MIAMI – Virgin Australia (VA) CEO Paul Scurrah will step down once the airline is transferred to new owner Bain Capital, according to a report by Reuters. Jayne Hrdlicka, the former head of Qantas’ budget offshoot Jetstar (JQ), will replace him. The change comes amid reports that Bain seeks to attract more travelers with a “hybrid” strategy.
Virgin Australia entered voluntary administration in April as the airline struggled under government-imposed COVID-19 travel bans. Bain agreed to buy VA in June for A$3.5bn (US$2.47bn).
“Hrdlicka will look to lower the cost base even more than Scurrah had planned and to. She’ll capitalize on knowledge gained from years of working at Virgin’s biggest rival”, said Brendan Sobie, an independent aviation analyst. “She knows exactly where to position Virgin Australia to finally be profitable, assuming decent market conditions.”
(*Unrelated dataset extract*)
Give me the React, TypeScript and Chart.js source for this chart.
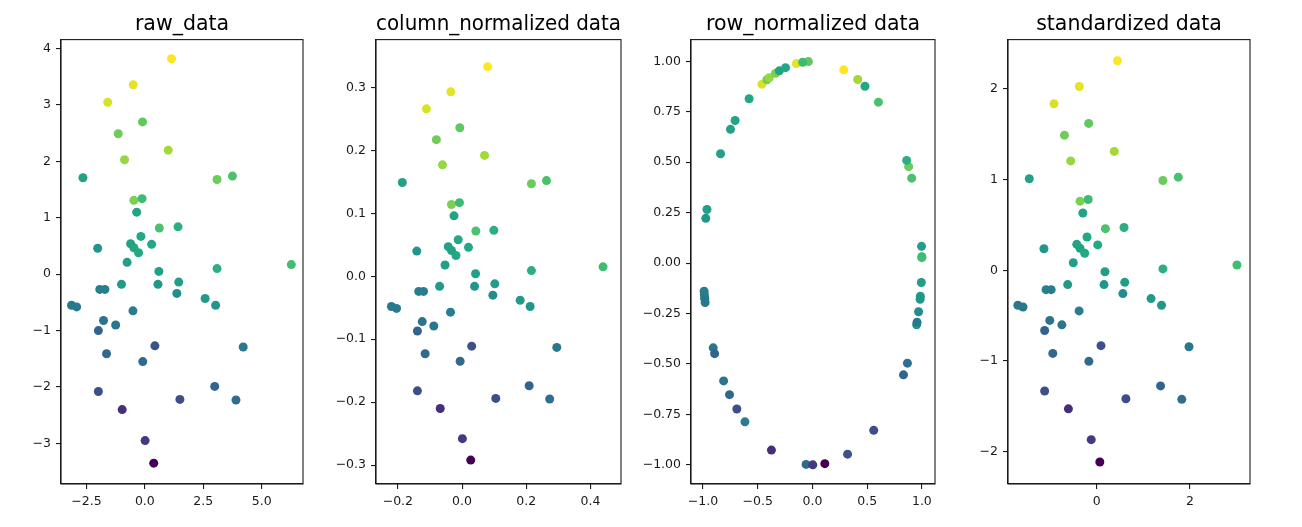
import React, { useEffect, useRef } from "react";
import { Chart, registerables } from "chart.js";

Chart.register(...registerables);

// ---------------- data ----------------
const panelTitles = ["raw_data", "column_normalized data", "row_normalized data", "standardized data"];

// colour value (0..1 on the viridis map) of each point
const colorValues = [
  1.0, 0.96, 0.94, 0.75, 0.78, 0.86, 0.84, 0.57, 0.77, 0.71,
  0.8, 0.68, 0.58, 0.71, 0.63, 0.6, 0.6, 0.57, 0.58, 0.6,
  0.52, 0.56, 0.56, 0.63, 0.69, 0.54, 0.42, 0.42, 0.52, 0.55,
  0.48, 0.54, 0.52, 0.4, 0.4, 0.42, 0.38, 0.39, 0.32, 0.25,
  0.4, 0.34, 0.34, 0.32, 0.24, 0.24, 0.36, 0.13, 0.17, 0.0,
];

const rawX = [
  1.14, -0.5, -1.59, -0.1, -1.14, 1.0, -0.87, -2.65, 3.09, 3.75,
  -0.47, -0.12, -0.35, 0.62, 1.42, -0.17, 0.29, -0.61, -0.47, -0.27,
  -2.02, -0.76, 0.6, 3.09, 6.27, -1.0, -1.93, -1.71, 0.56, 1.45,
  1.37, 2.58, 3.03, -3.14, -2.92, -0.51, -1.77, -1.25, -1.99, 0.43,
  4.21, -1.64, -0.09, 2.99, -1.99, 1.5, 3.9, -0.97, 0.01, 0.38,
];
const rawY = [
  3.82, 3.36, 3.05, 2.7, 2.49, 2.2, 2.03, 1.71, 1.68, 1.74,
  1.31, 1.34, 1.1, 0.82, 0.84, 0.67, 0.53, 0.54, 0.47, 0.38,
  0.46, 0.21, 0.05, 0.1, 0.17, -0.18, -0.27, -0.27, -0.18, -0.14,
  -0.34, -0.43, -0.55, -0.55, -0.58, -0.65, -0.82, -0.9, -1.0, -1.27,
  -1.29, -1.41, -1.55, -1.99, -2.08, -2.22, -2.23, -2.4, -2.95, -3.35,
];

const colNormX = [
  0.08, -0.035, -0.111, -0.007, -0.08, 0.07, -0.061, -0.186, 0.216, 0.263,
  -0.033, -0.008, -0.025, 0.043, 0.099, -0.012, 0.02, -0.043, -0.033, -0.019,
  -0.141, -0.053, 0.042, 0.216, 0.439, -0.07, -0.135, -0.12, 0.039, 0.102,
  0.096, 0.181, 0.212, -0.22, -0.204, -0.036, -0.124, -0.088, -0.139, 0.03,
  0.295, -0.115, -0.006, 0.209, -0.139, 0.105, 0.273, -0.068, 0.001, 0.027,
];
const colNormY = [
  0.333, 0.293, 0.266, 0.236, 0.217, 0.192, 0.177, 0.149, 0.147, 0.152,
  0.114, 0.117, 0.096, 0.072, 0.073, 0.058, 0.046, 0.047, 0.041, 0.033,
  0.04, 0.018, 0.004, 0.009, 0.015, -0.016, -0.024, -0.024, -0.016, -0.012,
  -0.03, -0.038, -0.048, -0.048, -0.051, -0.057, -0.072, -0.079, -0.087, -0.111,
  -0.113, -0.123, -0.135, -0.174, -0.182, -0.194, -0.195, -0.21, -0.258, -0.292,
];

const rowNormX = [
  0.286, -0.147, -0.462, -0.037, -0.416, 0.414, -0.394, -0.84, 0.879, 0.907,
  -0.338, -0.089, -0.303, 0.603, 0.861, -0.246, 0.48, -0.749, -0.707, -0.579,
  -0.975, -0.964, 0.997, 0.9995, 0.9996, -0.984, -0.99, -0.988, 0.952, 0.995,
  0.97, 0.986, 0.984, -0.985, -0.981, -0.617, -0.907, -0.812, -0.894, 0.321,
  0.956, -0.758, -0.058, 0.832, -0.691, 0.56, 0.868, -0.375, 0.003, 0.113,
];
const rowNormY = [
  0.958, 0.989, 0.887, 0.999, 0.909, 0.91, 0.919, 0.542, 0.478, 0.421,
  0.941, 0.996, 0.953, 0.798, 0.509, 0.969, 0.877, 0.663, 0.707, 0.815,
  0.222, 0.266, 0.083, 0.032, 0.027, -0.177, -0.139, -0.156, -0.306, -0.096,
  -0.241, -0.164, -0.179, -0.173, -0.195, -0.787, -0.42, -0.584, -0.449, -0.947,
  -0.293, -0.652, -0.998, -0.554, -0.723, -0.829, -0.496, -0.927, -1.0, -0.994,
];

const stdX = [
  0.445, -0.375, -0.92, -0.175, -0.695, 0.375, -0.56, -1.45, 1.42, 1.75,
  -0.36, -0.185, -0.3, 0.185, 0.585, -0.21, 0.02, -0.43, -0.36, -0.26,
  -1.135, -0.505, 0.175, 1.42, 3.01, -0.625, -1.09, -0.98, 0.155, 0.6,
  0.56, 1.165, 1.39, -1.695, -1.585, -0.38, -1.01, -0.75, -1.12, 0.09,
  1.98, -0.945, -0.17, 1.37, -1.12, 0.625, 1.825, -0.61, -0.12, 0.065,
];
const stdY = [
  2.311, 2.027, 1.836, 1.62, 1.49, 1.311, 1.206, 1.009, 0.99, 1.027,
  0.762, 0.78, 0.632, 0.459, 0.472, 0.367, 0.28, 0.286, 0.243, 0.188,
  0.237, 0.083, -0.016, 0.015, 0.058, -0.158, -0.214, -0.214, -0.158, -0.133,
  -0.257, -0.312, -0.386, -0.386, -0.405, -0.448, -0.553, -0.602, -0.664, -0.831,
  -0.843, -0.917, -1.004, -1.275, -1.331, -1.417, -1.423, -1.528, -1.868, -2.115,
];

// tick values
const rawXTicks = [-2.5, 0, 2.5, 5];
const rawYTicks = [-3, -2, -1, 0, 1, 2, 3, 4];
const colXTicks = [-0.2, 0, 0.2, 0.4];
const colYTicks = [-0.3, -0.2, -0.1, 0, 0.1, 0.2, 0.3];
const rowXTicks = [-1, -0.5, 0, 0.5, 1];
const rowYTicks = [-1, -0.75, -0.5, -0.25, 0, 0.25, 0.5, 0.75, 1];
const stdXTicks = [0, 2];
const stdYTicks = [-2, -1, 0, 1, 2];

// axis limits
const rawXRange = [-3.59, 6.77];
const rawYRange = [-3.72, 4.16];
const colXRange = [-0.268, 0.495];
const colYRange = [-0.33, 0.376];
const rowXRange = [-1.11, 1.12];
const rowYRange = [-1.095, 1.108];
const stdXRange = [-1.907, 3.29];
const stdYRange = [-2.357, 2.544];

// ---------------- styling ----------------
const FONT = "'DejaVu Sans', 'Liberation Sans', sans-serif";
const Y_AXIS_W = 52;
const TOTAL_H = 527;
const PLOT_BOTTOM = 484;
const X_AXIS_H = TOTAL_H - PLOT_BOTTOM;
const RIGHT_PAD = 22;
const INK = "#1a1a1a";

const VIRIDIS = [
  "#440154", "#482475", "#414487", "#355f8d", "#2a788e", "#21918c",
  "#22a884", "#44bf70", "#7ad151", "#bddf26", "#fde725",
];

function hexToRgb(h: string) {
  return [parseInt(h.slice(1, 3), 16), parseInt(h.slice(3, 5), 16), parseInt(h.slice(5, 7), 16)];
}

function viridis(t: number) {
  const c = Math.max(0, Math.min(1, t)) * 10;
  const i = Math.min(9, Math.floor(c));
  const f = c - i;
  const a = hexToRgb(VIRIDIS[i]);
  const b = hexToRgb(VIRIDIS[i + 1]);
  const m = a.map((v, k) => Math.round(v + (b[k] - v) * f));
  return `rgb(${m[0]},${m[1]},${m[2]})`;
}

const fmt = (dec: number) => (v: number | string) => {
  let n = Number(v);
  if (Math.abs(n) < 1e-9) n = 0;
  return n.toFixed(dec).replace("-", "\u2212");
};

const framePlugin = {
  id: "frame",
  afterDraw(chart: any) {
    const { ctx, chartArea: a } = chart;
    ctx.save();
    ctx.strokeStyle = INK;
    ctx.lineWidth = 1.1;
    ctx.strokeRect(a.left, a.top, a.right - a.left, a.bottom - a.top);
    ctx.restore();
  },
};

type PanelCfg = {
  title: string;
  xs: number[];
  ys: number[];
  xTicks: number[];
  yTicks: number[];
  xRange: number[];
  yRange: number[];
  xDec: number;
  yDec: number;
  left: number;
  width: number;
};

const panels: PanelCfg[] = [
  { title: panelTitles[0], xs: rawX, ys: rawY, xTicks: rawXTicks, yTicks: rawYTicks, xRange: rawXRange, yRange: rawYRange, xDec: 1, yDec: 0, left: 61, width: 242 },
  { title: panelTitles[1], xs: colNormX, ys: colNormY, xTicks: colXTicks, yTicks: colYTicks, xRange: colXRange, yRange: colYRange, xDec: 1, yDec: 1, left: 376, width: 245 },
  { title: panelTitles[2], xs: rowNormX, ys: rowNormY, xTicks: rowXTicks, yTicks: rowYTicks, xRange: rowXRange, yRange: rowYRange, xDec: 1, yDec: 2, left: 691, width: 244 },
  { title: panelTitles[3], xs: stdX, ys: stdY, xTicks: stdXTicks, yTicks: stdYTicks, xRange: stdXRange, yRange: stdYRange, xDec: 0, yDec: 0, left: 1008, width: 242 },
];

function axisCommon(ticks: number[], dec: number) {
  return {
    type: "linear" as const,
    afterBuildTicks: (s: any) => {
      s.ticks = ticks.map((v) => ({ value: v }));
    },
    ticks: {
      callback: fmt(dec),
      color: INK,
      font: { size: 12.5, family: FONT },
      padding: 5,
      maxRotation: 0,
      autoSkip: false,
    },
    grid: {
      display: true,
      drawOnChartArea: false,
      drawTicks: true,
      tickLength: 5,
      color: INK,
      lineWidth: 1.1,
    },
    border: { display: true, color: INK, width: 1.1 },
  };
}

function Panel({ cfg }: { cfg: PanelCfg }) {
  const ref = useRef<HTMLCanvasElement>(null);
  useEffect(() => {
    if (!ref.current) return;
    const chart = new Chart(ref.current, {
      type: "scatter",
      data: {
        datasets: [
          {
            data: cfg.xs.map((x, i) => ({ x, y: cfg.ys[i] })),
            pointRadius: 4.5,
            pointHoverRadius: 4.5,
            pointBorderWidth: 0,
            pointBackgroundColor: colorValues.map(viridis),
            borderWidth: 0,
          },
        ],
      },
      options: {
        animation: false,
        responsive: true,
        maintainAspectRatio: false,
        events: [],
        layout: { padding: { left: 0, right: RIGHT_PAD, top: 0, bottom: 0 } },
        plugins: {
          legend: { display: false },
          tooltip: { enabled: false },
          title: {
            display: true,
            fullSize: false,
            text: cfg.title,
            color: "#000",
            font: { size: 20.5, weight: "normal", family: FONT, lineHeight: 1.2 },
            padding: { top: 12, bottom: 3 },
          },
        },
        scales: {
          x: {
            ...axisCommon(cfg.xTicks, cfg.xDec),
            position: "bottom",
            min: cfg.xRange[0],
            max: cfg.xRange[1],
            afterFit: (s: any) => {
              s.height = X_AXIS_H;
            },
          },
          y: {
            ...axisCommon(cfg.yTicks, cfg.yDec),
            position: "left",
            min: cfg.yRange[0],
            max: cfg.yRange[1],
            afterFit: (s: any) => {
              s.width = Y_AXIS_W;
            },
          },
        },
      } as any,
      plugins: [framePlugin],
    });
    return () => chart.destroy();
  }, [cfg]);

  return (
    <div
      style={{
        position: "absolute",
        left: cfg.left - Y_AXIS_W,
        top: 0,
        width: Y_AXIS_W + cfg.width + RIGHT_PAD,
        height: TOTAL_H,
      }}
    >
      <canvas ref={ref} />
    </div>
  );
}

export default function App() {
  return (
    <div
      style={{
        position: "absolute",
        left: 0,
        top: 0,
        width: 1302,
        height: TOTAL_H,
        background: "#fff",
        overflow: "hidden",
      }}
    >
      {panels.map((p) => (
        <Panel key={p.title} cfg={p} />
      ))}
    </div>
  );
}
Creditors Voted for Bain Purchase
Creditors owed nearly A$7bn (US$5bn) last month approved Bain’s purchase of the airline. Employees, the largest creditors by number, voted overwhelmingly in favor of the deal.
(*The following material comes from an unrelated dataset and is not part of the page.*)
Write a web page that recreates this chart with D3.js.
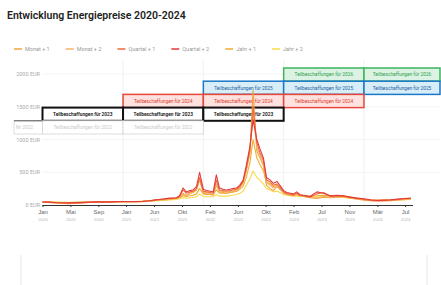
<!DOCTYPE html>
<html>
<head>
<meta charset="utf-8">
<script src="https://cdn.jsdelivr.net/npm/d3@7"></script>
<style>
  body { margin: 0; background: #fff; }
  svg { display: block; font-family: Roboto, "Liberation Sans", sans-serif; }
</style>
</head>
<body>
<svg id="chart" width="441" height="285"></svg>
<script>
// --- data ---
var seriesNames = ["Monat + 1", "Monat + 2", "Quartal + 1", "Quartal + 2", "Jahr + 1", "Jahr + 2"];
var seriesColors = ["#f3a23f", "#f6b26b", "#ee6a38", "#e23b3b", "#efae2e", "#f8da4c"];

// monthly 2020-01..2021-08, half-monthly 2021-09..2023-03, monthly 2023-04..2024-08
var dates = [];
d3.timeMonth.range(new Date(2020, 0, 1), new Date(2021, 8, 1)).forEach(function(d){ dates.push(d); });
d3.timeMonth.range(new Date(2021, 8, 1), new Date(2023, 3, 1)).forEach(function(d){
  dates.push(d); dates.push(new Date(d.getFullYear(), d.getMonth(), 15));
});
d3.timeMonth.range(new Date(2023, 3, 1), new Date(2024, 8, 1)).forEach(function(d){ dates.push(d); });

var monat1 = [42,38,30,22,20,28,32,38,42,40,38,45,52,50,48,52,58,70,80,90,
  100,120,160,140,170,190,230,380,180,170,160,150,300,200,190,180,190,200,210,260,340,520,800,1750,820,720,600,300,250,220,280,240,180,160,150,140,160,140,
  130,110,100,120,110,120,125,105,90,75,65,60,60,65,75,80,95];
var monat2 = [44,40,32,26,24,30,34,40,44,42,42,48,52,50,50,54,62,74,84,95,
  102,125,180,150,180,200,240,400,200,185,175,165,320,215,205,195,205,215,225,270,350,540,820,1400,880,760,620,340,300,260,300,255,190,170,160,150,170,145,
  135,115,110,130,120,130,130,110,95,80,68,62,65,72,82,90,100];
var quartal1 = [45,42,35,30,28,32,36,42,45,44,45,50,52,52,52,56,64,78,88,100,
  105,130,230,180,200,210,250,420,210,200,190,180,380,230,220,210,220,230,240,280,360,560,850,1500,950,800,680,380,350,300,320,270,200,175,165,155,180,150,
  140,120,170,190,130,140,130,115,100,85,70,65,70,75,85,95,100];
var quartal2 = [46,44,38,34,32,36,40,44,48,48,48,52,54,54,54,58,66,80,92,105,
  110,140,260,200,220,230,280,500,240,220,210,200,460,260,240,230,240,250,260,300,380,600,900,1300,1000,860,720,420,380,330,360,300,220,190,180,170,200,160,
  150,130,200,180,140,150,140,120,105,95,80,70,75,80,90,100,105];
var jahr1 = [45,44,40,38,38,40,42,44,46,46,46,50,52,52,54,56,60,68,75,85,
  95,110,140,130,140,150,170,250,170,160,160,160,230,180,180,180,190,200,210,240,290,420,650,1000,720,620,520,350,320,280,300,260,200,180,165,155,160,150,
  145,135,140,150,140,140,135,120,105,90,75,70,75,80,85,90,95];
var jahr2 = [47,46,44,42,42,43,45,46,48,48,48,50,52,52,54,55,58,64,70,78,
  85,95,110,105,110,115,125,170,130,125,125,125,160,135,135,135,140,150,160,180,210,300,400,520,420,380,320,250,230,200,210,190,160,150,140,135,135,130,
  130,120,120,125,120,120,115,105,95,85,75,72,75,78,80,82,85];
var seriesValues = [monat1, monat2, quartal1, quartal2, jahr1, jahr2];

var yTicks = [0, 500, 1000, 1500, 2000];
var tickMonths = ["Jan","Mai","Sep","Jan","Jun","Okt","Feb","Jun","Okt","Feb","Jul","Nov","Mär","Jul"];
var tickYears = ["2020","2020","2020","2021","2021","2021","2022","2022","2022","2023","2023","2023","2024","2024"];

// procurement rows (top to bottom): target year, covered years
var rowTargets = ["2026", "2025", "2024", "2023", "2022"];
var rowYears = [[2023, 2024], [2022, 2023, 2024], [2021, 2022, 2023], [2020, 2021, 2022], [2020, 2021]];
var rowStroke = ["#3db45d", "#1b78c8", "#e6463b", "#111111", "#d4d4d4"];
var rowFill = ["#dcf3e3", "#d7eef9", "#fde2df", "#ffffff", "#ffffff"];
var rowText = ["#2f9e4f", "#1d5c9e", "#e03a30", "#111111", "#c9c9c9"];

// --- chart ---
var svg = d3.select("#chart");

var x = d3.scaleTime()
  .domain([new Date(2020, 0, 1), new Date(2025, 0, 1)])
  .range([42.5, 444.5]);
var y = d3.scaleLinear().domain([0, 2000]).range([205, 74]);

svg.append("text")
  .attr("x", 7).attr("y", 19)
  .attr("font-size", 10.5).attr("font-weight", 600).attr("fill", "#222")
  .text("Entwicklung Energiepreise 2020-2024");

// legend
var lx = 14;
seriesNames.forEach(function(name, i){
  var g = svg.append("g").attr("transform", "translate(" + lx + ",49)");
  g.append("line").attr("x1", 0).attr("x2", 8).attr("y1", 0).attr("y2", 0)
    .attr("stroke", seriesColors[i]).attr("stroke-width", 1.5);
  var t = g.append("text").attr("x", 11).attr("y", 2)
    .attr("font-size", 5.5).attr("fill", "#999").text(name);
  lx += 11 + t.node().getComputedTextLength() + 16;
});

// grid
svg.append("g").selectAll("line.h").data(yTicks.slice(1)).enter().append("line")
  .attr("x1", 42.5).attr("x2", 440)
  .attr("y1", function(d){ return y(d); }).attr("y2", function(d){ return y(d); })
  .attr("stroke", "#f3f3f3");
svg.append("g").selectAll("line.v").data([2021, 2022, 2023, 2024]).enter().append("line")
  .attr("x1", function(d){ return x(new Date(d, 0, 1)); })
  .attr("x2", function(d){ return x(new Date(d, 0, 1)); })
  .attr("y1", 60).attr("y2", 205)
  .attr("stroke", "#f1f1f1");

// y labels
svg.append("g").selectAll("text").data(yTicks).enter().append("text")
  .attr("x", 40).attr("y", function(d){ return y(d) + 2; })
  .attr("text-anchor", "end").attr("font-size", 5.5).attr("fill", "#aaa")
  .text(function(d){ return d + " EUR"; });

// procurement boxes
var rowTop = d3.scaleBand().domain(d3.range(rowTargets.length)).range([68, 134]).padding(0);
rowYears.forEach(function(years, r){
  years.forEach(function(yr){
    var x0 = x(new Date(yr, 0, 1)), x1 = Math.min(x(new Date(yr + 1, 0, 1)), 440);
    var top = rowTop(r), h = rowTop.bandwidth();
    svg.append("rect")
      .attr("x", x0).attr("y", top).attr("width", x1 - x0).attr("height", h)
      .attr("fill", rowFill[r]).attr("stroke", rowStroke[r])
      .attr("stroke-width", r === 3 ? 2 : (r === 4 ? 0.8 : 1.5));
    svg.append("text")
      .attr("x", (x0 + x1) / 2).attr("y", top + h / 2 + 1.8)
      .attr("text-anchor", "middle").attr("font-size", 4.8)
      .attr("font-weight", r === 3 ? 600 : 400)
      .attr("fill", rowText[r])
      .text("Teilbeschaffungen für " + rowTargets[r]);
  });
});
// label cell of the faded row
svg.append("rect").attr("x", 14).attr("y", rowTop(4)).attr("width", 28.5).attr("height", rowTop.bandwidth())
  .attr("fill", "#fff").attr("stroke", "#d4d4d4").attr("stroke-width", 0.8);
svg.append("line").attr("x1", 14).attr("x2", 42.5).attr("y1", rowTop(4)).attr("y2", rowTop(4))
  .attr("stroke", "#555").attr("stroke-width", 1);
svg.append("text").attr("x", 16).attr("y", rowTop(4) + rowTop.bandwidth() / 2 + 1.8)
  .attr("font-size", 4.8).attr("fill", "#c9c9c9").text("Nr " + rowTargets[4]);

// lines
var line = d3.line()
  .x(function(d, i){ return x(dates[i]); })
  .y(function(d){ return y(d); });
var order = [4, 5, 0, 1, 2, 3];
order.forEach(function(i){
  svg.append("path")
    .attr("d", line(seriesValues[i]))
    .attr("fill", "none").attr("stroke", seriesColors[i])
    .attr("stroke-width", 1.1).attr("stroke-linejoin", "round");
});

// x axis
var tickDates = d3.range(tickMonths.length).map(function(i){
  return d3.timeDay.offset(new Date(2020, 0, 1), Math.round(i * 126.8));
});
var xAxis = svg.append("g").attr("transform", "translate(0,205)")
  .call(d3.axisBottom(x).tickValues(tickDates).tickSize(2).tickFormat(""));
xAxis.select(".domain").attr("d", "M42.5,0.5H413").attr("stroke", "#333");
xAxis.selectAll(".tick line").attr("stroke", "#333");
xAxis.selectAll(".tick").append("text")
  .attr("y", 9).attr("fill", "#666").attr("font-size", 6)
  .text(function(d, i){ return tickMonths[i]; });
xAxis.selectAll(".tick").append("text")
  .attr("y", 16).attr("fill", "#b5b5b5").attr("font-size", 4.3)
  .text(function(d, i){ return tickYears[i]; });

// faint card edges at the bottom
svg.append("g").selectAll("line").data([21, 427]).enter().append("line")
  .attr("x1", function(d){ return d; }).attr("x2", function(d){ return d; })
  .attr("y1", 255).attr("y2", 285).attr("stroke", "#e6e6e6");
</script>
</body>
</html>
Scurrah had clashed with Bain over wanting to maintain a more premium offering than desired by the US firm, two people with knowledge of the matter said on condition of anonymity. Administrator Vaughan Strawbridge of Deloitte said he had reaffirmed with Bain that VA airline would not be repositioned as a low-cost carrier once Hrdlicka took over.
“Virgin Australia will be a ‘hybrid’ airline, offering great value to customers by delivering a distinctive Virgin experience at competitive prices,” Strawbridge said in a statement. “This will appeal to the full spectrum of travelers, from premium corporate through to more budget-focused customers.”
Bain Managing Director Mike Murphy said his firm was committed to the strategy announced in August. At that time Bain said it would work to protect thousands of jobs, invest in technology, and honor all employee entitlements. However, Virgin itself has said about 3,000 jobs will go when the deal takes place. Around 6,000 employees will remain.
Virgin said then it aimed to be the “best value” carrier in the market rather than a low-cost carrier. It would maintain a business class offering and network of airport lounges.
On a final note, at the end of September, eight VA unions joined to ask Bain Capital for no more job cuts amid the current crisis. The organizations also express their will to co-operatively negotiate on the matter.